Tax Basics

What Is a P60 and Why Does It Matter?

Updated 14 Feb 2026 · UK Take Home Pay

Your P60 is your end-of-year tax summary. It's one of the most important documents you'll receive each year, and you should always keep it.

What a P60 Shows

Your P60 summarises the tax year (6 April to 5 April) and shows your total pay from that employer before deductions, total income tax deducted, total National Insurance contributions (employee and employer), your tax code, your NI category letter, any student loan deductions, and any statutory payments (maternity, sick pay).

When You Get It

Your employer must give you your P60 by 31 May following the end of the tax year.
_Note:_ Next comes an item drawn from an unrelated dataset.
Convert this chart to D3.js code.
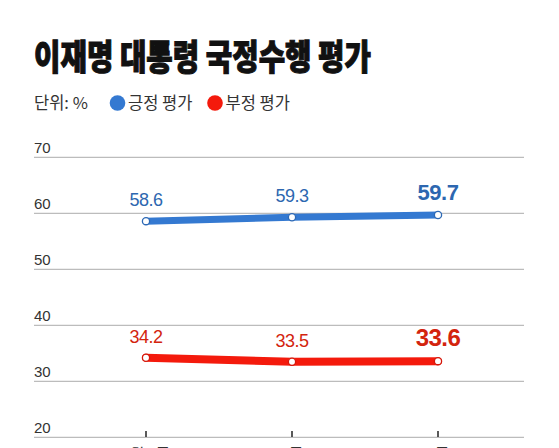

So for the 2025/26 tax year (ending 5 April 2026), you should receive it by 31 May 2026. Many employers now issue them electronically.

Why It Matters

You'll need your P60 for filing a Self Assessment tax return, applying for a mortgage or loan (lenders ask for it as proof of income), claiming tax refunds from HMRC, applying for tax credits or benefits, and checking your tax has been calculated correctly.

How to Check It's Correct

Use our salary calculator with your annual salary and compare the tax/NI figures to your P60. They should be very close. Small differences can occur due to mid-year tax code changes or irregular payments, but large discrepancies suggest an error.

Lost Your P60?

Your employer should be able to provide a duplicate. If the employer no longer exists, you can get your tax information from your HMRC Personal Tax Account online, which shows the same information HMRC holds.